Одно из возможных объяснений заключается в том, что германские профсоюзы пострадали от войны сильнее, чем западноевропейские. Еще один интересный параметр, по которому можно сравнивать экономики военного времени, — это количество людей в профсоюзах (см. табл. 29). Разумеется, его не стоит переоценивать. И в Англии, и во Франции, и в Германии профсоюзные лидеры поддержали военные усилия в надежде, что это поможет им на равных говорить с работодателями. Простые члены профсоюзных организаций во всех странах были недовольны уступками, на которые шло руководство. Тем не менее тот факт, что за войну численность членов профсоюзов в Англии и Франции возросла примерно вдвое, а в Германии сократилась больше чем на четверть, о чем-то говорит.

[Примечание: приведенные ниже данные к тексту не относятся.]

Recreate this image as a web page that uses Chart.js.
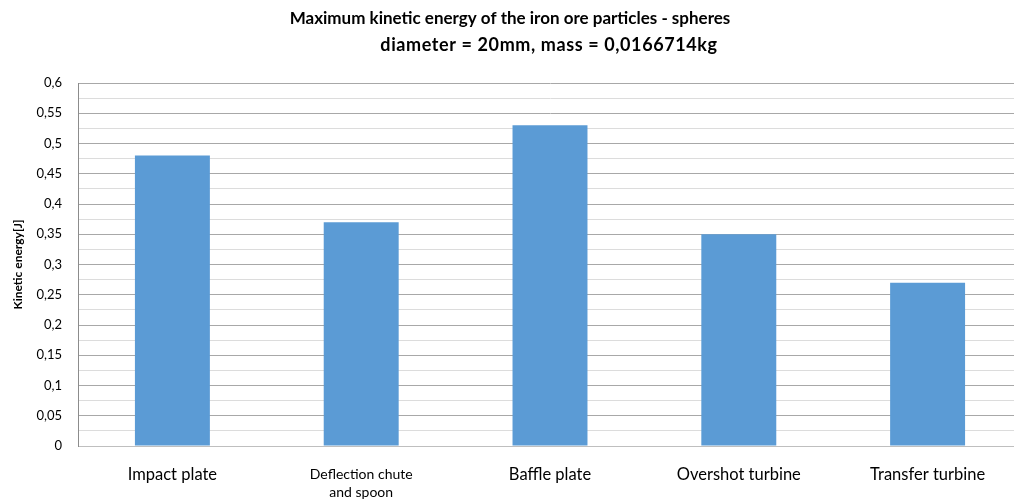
<!DOCTYPE html>
<html>
<head>
<meta charset="utf-8">
<script src="https://cdn.jsdelivr.net/npm/chart.js@4.4.1/dist/chart.umd.min.js"></script>
<style>
  html, body { margin: 0; padding: 0; background: #ffffff; overflow: hidden; }
  #wrap { width: 1014px; height: 503px; overflow: hidden; position: relative; }
  canvas { display: block; }
</style>
</head>
<body>
<div id="wrap"><canvas id="chart" width="1022" height="503"></canvas></div>
<script>
// Categories (a label given as an array is drawn on several lines)
const categories = [
  'Impact plate',
  ['Deflection chute', 'and spoon'],
  'Baffle plate',
  'Overshot turbine',
  'Transfer turbine'
];
// Maximum kinetic energy per setup, in joules
const kineticEnergy = [0.48, 0.37, 0.53, 0.35, 0.27];

const titleLines = [
  'Maximum kinetic energy of the iron ore particles - spheres',
  'diameter = 20mm, mass = 0,0166714kg'
];
const yAxisTitle = 'Kinetic energy[J]';
const yMin = 0;
const yMax = 0.6;
const yStep = 0.025;      // every other line carries a label
const barColor = '#5b9bd5';

const FONT = "Lato, 'Open Sans', 'DejaVu Sans', sans-serif";

function isLabelled(v) {
  return Math.round(v * 1000) % 50 === 0;
}
function formatTick(v) {
  return String(Math.round(v * 100) / 100).replace('.', ',');
}

// Two-line heading; the second line sits a little right of centre
const headingPlugin = {
  id: 'heading',
  afterDraw(chart) {
    const ctx = chart.ctx;
    ctx.save();
    ctx.fillStyle = '#000000';
    ctx.textAlign = 'center';
    ctx.textBaseline = 'middle';
    ctx.font = 'bold 17px ' + FONT;
    ctx.fillText(titleLines[0], 510, 19);
    ctx.font = 'bold 18px ' + FONT;
    if ('letterSpacing' in ctx) ctx.letterSpacing = '0.6px';
    ctx.fillText(titleLines[1], 549, 45);
    ctx.restore();
  }
};

new Chart(document.getElementById('chart'), {
  type: 'bar',
  data: {
    labels: categories,
    datasets: [{
      data: kineticEnergy,
      backgroundColor: barColor,
      borderWidth: 0,
      barPercentage: 1,
      categoryPercentage: 0.397
    }]
  },
  plugins: [headingPlugin],
  options: {
    responsive: false,
    animation: false,
    devicePixelRatio: 1,
    layout: { padding: { left: 0, right: 0, top: 83, bottom: 0 } },
    plugins: {
      legend: { display: false },
      tooltip: { enabled: false },
      title: { display: false }
    },
    scales: {
      x: {
        grid: { display: false, drawTicks: false },
        border: { display: true, color: '#bfbfbf', width: 1 },
        ticks: {
          color: '#000000',
          padding: 19,
          maxRotation: 0,
          autoSkip: false,
          font: (ctx) => Array.isArray(categories[ctx.index])
            ? { family: FONT, size: 14, lineHeight: 1.3 }
            : { family: FONT, size: 16.5, lineHeight: 1.2 }
        },
        afterFit: (scale) => { scale.height = 57; }
      },
      y: {
        min: yMin,
        max: yMax,
        grid: {
          drawTicks: false,
          color: (ctx) => (ctx.tick && isLabelled(ctx.tick.value)) ? '#a8a8a8' : '#dcdcdc',
          lineWidth: 1
        },
        border: { display: true, color: '#8c8c8c', width: 1 },
        ticks: {
          stepSize: yStep,
          color: '#000000',
          padding: 16,
          autoSkip: false,
          font: { family: FONT, size: 13 },
          callback: (v) => isLabelled(v) ? formatTick(v) : ''
        },
        title: {
          display: true,
          text: yAxisTitle,
          color: '#000000',
          font: { family: FONT, size: 12, weight: 'bold', lineHeight: 1.2 },
          padding: { top: 11, bottom: 0 }
        },
        afterFit: (scale) => { scale.width = 78; }
      }
    }
  }
});
</script>
</body>
</html>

В американских профсоюзах также на 85 % увеличилась численность{1465}.
Таблица 29. Численность членов профсоюзов в Великобритании, Франции и Германии (1913–1918 гг.)

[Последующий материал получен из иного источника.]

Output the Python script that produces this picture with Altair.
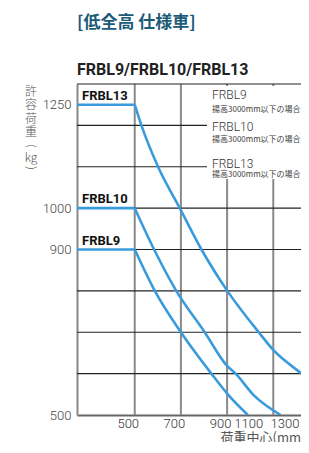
import altair as alt
import pandas as pd

# ---- data ----
models = ["FRBL9", "FRBL10", "FRBL13"]
rated_load = [900, 1000, 1250]
flat_x = [250, 500]

frbl9_x = [500, 587, 700, 832, 906, 990]
frbl9_y = [900, 800, 700, 600, 548, 500]
frbl10_x = [500, 584, 680, 803, 898, 937, 1015, 1132]
frbl10_y = [1000, 900, 800, 700, 620, 600, 548, 500]
frbl13_x = [500, 529, 601, 695, 789, 901, 1037, 1102, 1222, 1260, 1350]
frbl13_y = [1250, 1200, 1100, 1000, 900, 800, 700, 656, 600, 582, 545]

x_ticks = [500, 700, 900, 1100, 1300]
y_ticks = [500, 900, 1000, 1250]
v_grid = [500, 700, 900, 1100, 1300]
h_grid = [600, 700, 800, 900, 1000, 1100, 1200, 1300]
legend_names = ["FRBL9", "FRBL10", "FRBL13"]
legend_note = "揚高3000mm以下の場合"
title_text = "[低全高 仕様車]"
subtitle_text = "FRBL9/FRBL10/FRBL13"
x_title = "荷重中心(mm)"
y_title_chars = ["許", "容", "荷", "重", "(", "kg", ")"]

# ---- build tables ----
rows = []
curves = {"FRBL9": (frbl9_x, frbl9_y), "FRBL10": (frbl10_x, frbl10_y), "FRBL13": (frbl13_x, frbl13_y)}
for m, load in zip(models, rated_load):
    for xv in flat_x:
        rows.append({"model": m, "seg": m + "_flat", "x": xv, "y": load})
    cx, cy = curves[m]
    for xv, yv in zip(cx, cy):
        rows.append({"model": m, "seg": m + "_curve", "x": xv, "y": yv})
df = pd.DataFrame(rows)
labels_df = pd.DataFrame({"model": models, "x": [flat_x[0]] * 3, "y": rated_load})

XDOM = [250, 1350]
YDOM = [500, 1300]
xs = alt.Scale(domain=XDOM, nice=False, zero=False)
ys = alt.Scale(domain=YDOM, nice=False, zero=False)
FONT = "Roboto"
CJK = "Noto Sans CJK JP"
BLUE = "#3a9bdc"
PLOT_W, PLOT_H = 254, 331
SVG_W, SVG_H = 293, 434

base_x_axis = alt.Axis(
    values=x_ticks, format="d", grid=False, ticks=False, domain=True, domainColor="#666", domainWidth=2,
    labelFont=FONT, labelFontSize=13, labelFontWeight=300, labelColor="#333", labelPadding=2,
    labelOffset={"condition": [{"test": "datum.value == 1100", "value": -25},
                               {"test": "datum.value == 1300", "value": -35}], "value": -7},
    title=x_title, titleFont=CJK, titleFontSize=13, titleFontWeight="normal",
    titleColor="#555", titleAnchor="start", titleAlign="left", titleX=143, titleY=16,
    titleBaseline="top",
)
base_y_axis = alt.Axis(
    values=y_ticks, format="d", grid=False, ticks=False, domain=True, domainColor="#888", domainWidth=2,
    labelFont=FONT, labelFontSize=13, labelFontWeight=300, labelColor="#444", labelPadding=6,
    title="",
)

hgrid = alt.Chart(pd.DataFrame({"v": h_grid})).mark_rule(color="#222", strokeWidth=1.2).encode(
    y=alt.Y("v:Q", scale=ys, axis=base_y_axis)
)
vgrid = alt.Chart(pd.DataFrame({"v": v_grid})).mark_rule(color="#8a8a8a", strokeWidth=2, clip=True).encode(
    x=alt.X("v:Q", scale=xs, axis=base_x_axis)
)

lines = alt.Chart(df).mark_line(color=BLUE, strokeWidth=2.6, interpolate="monotone", clip=True).encode(
    x=alt.X("x:Q", scale=xs),
    y=alt.Y("y:Q", scale=ys),
    detail="seg:N",
)

line_labels = alt.Chart(labels_df).mark_text(
    font=FONT, fontWeight="bold", fontSize=13, color="#111", align="left", baseline="bottom", dx=5, dy=-2
).encode(x=alt.X("x:Q", scale=xs), y=alt.Y("y:Q", scale=ys), text="model:N")

legend_box = alt.Chart(pd.DataFrame({"a": [0]})).mark_rect(color="white").encode(
    x=alt.value(130), x2=alt.value(260), y=alt.value(2), y2=alt.value(95)
)

extra_layers = []
name_y = [15, 47, 84]
note_y = [28, 58, 93]
for nm, ny, ty in zip(legend_names, name_y, note_y):
    extra_layers.append(
        alt.Chart(pd.DataFrame({"t": [nm]})).mark_text(
            font=FONT, fontSize=12, fontWeight=300, color="#333", align="left", baseline="alphabetic"
        ).encode(x=alt.value(135), y=alt.value(ny), text="t:N")
    )
    extra_layers.append(
        alt.Chart(pd.DataFrame({"t": [legend_note]})).mark_text(
            font=CJK, fontSize=8, color="#444", align="left", baseline="alphabetic"
        ).encode(x=alt.value(135), y=alt.value(ty), text="t:N")
    )

# vertical y-axis title, one glyph per line
char_y = [7.5, 21, 34.5, 48, 62, 73.5, 84]
for ch, cy in zip(y_title_chars, char_y):
    ang = 90 if ch in ("(", ")") else 0
    extra_layers.append(
        alt.Chart(pd.DataFrame({"t": [ch]})).mark_text(
            font=CJK, fontSize=12, fontWeight=300, color="#555", align="center", baseline="middle", angle=ang
        ).encode(x=alt.value(-46), y=alt.value(cy), text="t:N")
    )

chart = alt.layer(vgrid, hgrid, lines, line_labels, legend_box, *extra_layers).properties(
    width=PLOT_W, height=PLOT_H,
    autosize=alt.AutoSizeParams(type="none"),
    padding={"left": 69, "top": 76, "right": SVG_W - 69 - PLOT_W, "bottom": SVG_H - 76 - PLOT_H},
    title=alt.TitleParams(
        text=title_text, subtitle=subtitle_text, anchor="start", frame="group",
        font=CJK, fontSize=17, fontWeight="bold", color="#1c5a78",
        subtitleFont=FONT, subtitleFontSize=16, subtitleFontWeight="bold", subtitleColor="#222",
        subtitlePadding=30, offset=4,
    ),
).configure_view(stroke=None)

chart.save("out.html", embed_options={"renderer": "svg", "actions": False})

источники: Petzina et al., Sozialgeschichtliches Arbeitsbuch, vol. III, pp. 110–118; Home, Labour at War, p. 398.
Наконец, данные по забастовкам тоже показывают, что Германия ничем не выделялась и в этом отношении. В Англии было намного больше забастовочной активности, причем попытки заменить забастовки принудительным арбитражем (в рамках Закона о производстве боеприпасов, превращавшего оборонные заводы в “контролируемые предприятия”) ни к чему не привели. Объявив забастовку и потребовав, чтобы уволенным выдали свидетельства, клайдские медники превратили в насмешку трудовой трибунал, который пытался провести в Глазго “размывание”{1466}. Точно так же ни к чему не привели попытки Ллойд Джорджа уговорить валлийских горняков отказаться от стачек — в июле 1915 года шахтеры просто не вышли на работу{1467}. Как признавал сам премьер-министр, “отдать под суд 200 тысяч человек” было невозможно. Что касается национализации шахт, то именно за нее и выступали радикалы в рабочем движении{1468}. Ни одному германскому политику не приходилось терпеть такие унижения, какие пришлось перенести Ллойд Джорджу от профсоюзных организаторов из Глазго. Прямая конфронтация с ними в 1916 году, когда газеты Forward и Worker были запрещены, а радикальные лидеры арестованы и высланы из города, не помогла повысить производительность и так и осталась чисто символическим жестом{1469}. Ни один германский профсоюз не воспринимал “привилегии квалифицированной рабочей силы практически как Евангелие” — в отличие от британского Объединенного общества машиностроителей (ASE){1470}. Большая забастовка машиностроительной отрасли в мае 1917 года завершилась полной победой ASE. Как вспоминал Беверидж, профсоюз “получил все главные уступки, которых он добивался… и не уступил взамен правительству ничего”{1471}. В это трудно поверить, но 22 тысячи машиностроителей начали бастовать в апреле 1918 года, когда немцы были меньше чем в 50 милях от Парижа. В связи с этим Военный кабинет дал своим переговорщикам следующую краткую директиву: “Если забастовки не получится избежать, следует пойти на все уступки, о которых они просят”{1472}. Для сравнения достаточно вспомнить, как германское правительство за неделю покончило с берлинской забастовкой в январе 1918 года{1473}. Также следует отметить, что шесть из семи требований берлинских забастовщиков были политическими — эти люди хотели прекращения войны, а не повышения зарплаты.